Former Pennsylvania Sen. Rick Santorum, Romney’s main challenger, has centered his campaign in Michigan partly for that reason. The other candidates, former House Speaker Newt Gingrich and Rep. Ron Paul of Texas, have generally campaigned with their eyes cast on the 10 states voting March 6.

Here in Arizona, as elsewhere, Romney benefits from having run once before. He finished a respectable second behind home-state Sen. John McCain in the 2008 primary and even beat him in a Phoenix-area congressional district and one rural county, both with large Mormon populations. Romney has scarcely stopped running since.

He boasts a strong fundraising and organizational base, built out from his support among fellow Mormons, who can make up 10 percent or more of the GOP electorate depending on turnout. Romney also enjoys support from the state Republican Party establishment, including McCain and Gov. Jan Brewer.

Santorum seemed to have a brief opening in Arizona, soaring in polls after a string of victories earlier this month in Colorado, Minnesota and Missouri invigorated his campaign and renewed doubts about Romney, long shaky on his front-runner’s perch.

But many observers say Santorum squandered his last, best chance to pull an Arizona upset with his middling performance at last week’s debate. At one point he confessed to going against his own better judgment and backing President George W. Bush’s No Child Left Behind initiative, a federal education program enormously unpopular with conservatives, out of fealty to fellow Republicans.

“He had sort of provisionally sold the idea that he’s the principled conservative, he’s the guy who stands up and speaks his mind,” said Mike Hellon, a former Arizona representative on the Republican National Committee, who was inside the debate hall. “But then he talked about taking one for the team, about politics being a team sport, and there was just at that point a palpable feel of the air going out.”

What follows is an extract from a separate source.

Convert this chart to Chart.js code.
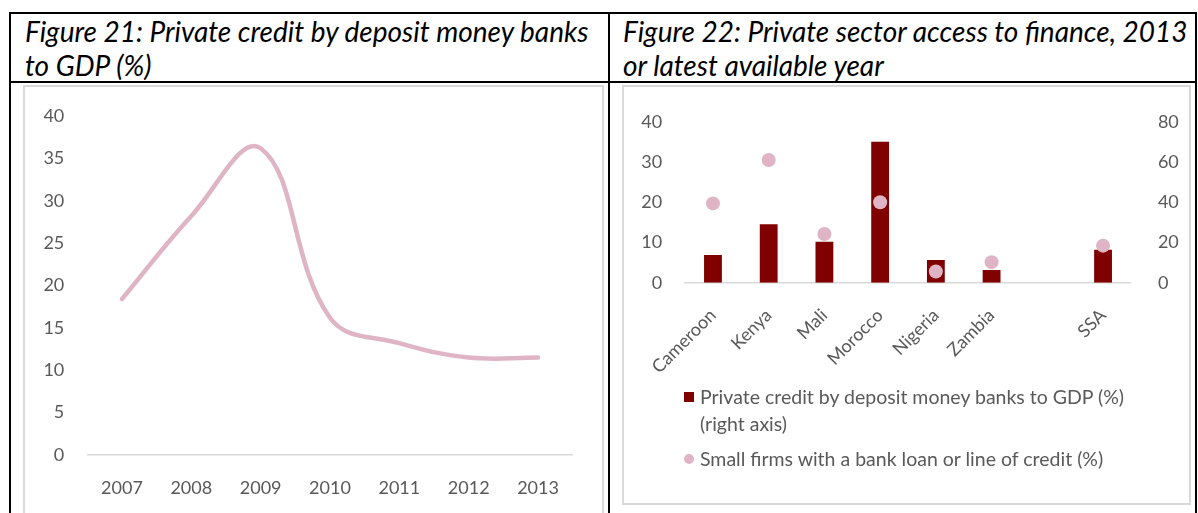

Hellon said he has already cast his vote — without a lot of enthusiasm — for Romney.

While that may be not be much of an endorsement, it does point to another huge Romney advantage in this state. Polling suggests the former Massachusetts governor has banked a commanding lead in the early vote: hundreds of thousands of ballots that could make up half the turnout.

Voting began here Feb. 2, just days after Romney’s Florida landslide and nearly a week before Santorum’s three victories reinvigorated his flagging campaign.

The debate last week was a consolation prize of sorts after Arizona backed down from a threat to ignore national party rules and hold its primary in January. The idea at the time was to draw more candidates and attention to the state.